Review the lines that follow and copy each one that contains the word "matplotlib".

### Available data

=====

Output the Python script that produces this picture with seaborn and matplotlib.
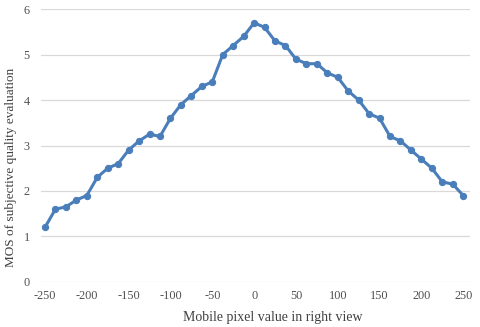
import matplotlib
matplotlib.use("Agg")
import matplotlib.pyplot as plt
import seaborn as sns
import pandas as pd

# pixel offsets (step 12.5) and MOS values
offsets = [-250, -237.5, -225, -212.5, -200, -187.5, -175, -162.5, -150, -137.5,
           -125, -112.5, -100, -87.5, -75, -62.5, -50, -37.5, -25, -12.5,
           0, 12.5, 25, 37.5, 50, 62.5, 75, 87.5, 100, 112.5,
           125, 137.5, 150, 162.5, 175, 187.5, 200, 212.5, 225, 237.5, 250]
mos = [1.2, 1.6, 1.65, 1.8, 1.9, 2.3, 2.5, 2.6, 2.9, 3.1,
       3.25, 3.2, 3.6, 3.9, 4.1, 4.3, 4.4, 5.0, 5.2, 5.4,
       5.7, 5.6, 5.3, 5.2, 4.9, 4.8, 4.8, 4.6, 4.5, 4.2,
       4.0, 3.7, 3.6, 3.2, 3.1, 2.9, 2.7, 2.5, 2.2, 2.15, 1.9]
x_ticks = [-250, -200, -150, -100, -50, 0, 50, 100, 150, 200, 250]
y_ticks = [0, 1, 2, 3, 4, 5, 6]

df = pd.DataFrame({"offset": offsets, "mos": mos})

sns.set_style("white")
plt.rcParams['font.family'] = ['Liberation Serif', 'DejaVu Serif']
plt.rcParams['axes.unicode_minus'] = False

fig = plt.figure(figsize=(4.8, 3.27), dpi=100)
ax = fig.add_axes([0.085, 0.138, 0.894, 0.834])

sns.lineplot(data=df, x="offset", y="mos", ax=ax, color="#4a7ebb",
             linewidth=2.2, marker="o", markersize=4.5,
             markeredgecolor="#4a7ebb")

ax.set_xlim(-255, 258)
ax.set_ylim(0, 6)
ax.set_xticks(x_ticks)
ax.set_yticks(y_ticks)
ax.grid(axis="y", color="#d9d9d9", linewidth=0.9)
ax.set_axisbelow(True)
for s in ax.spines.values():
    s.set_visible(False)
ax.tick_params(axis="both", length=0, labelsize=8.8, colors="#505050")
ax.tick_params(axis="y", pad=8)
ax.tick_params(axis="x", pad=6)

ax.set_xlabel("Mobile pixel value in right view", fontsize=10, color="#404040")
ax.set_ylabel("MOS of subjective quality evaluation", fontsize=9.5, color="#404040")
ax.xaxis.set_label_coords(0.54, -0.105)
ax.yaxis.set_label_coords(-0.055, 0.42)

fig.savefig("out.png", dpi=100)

=====

### Result
Output the Python script that produces this picture with seaborn and matplotlib.
import matplotlib
matplotlib.use("Agg")
import matplotlib.pyplot as plt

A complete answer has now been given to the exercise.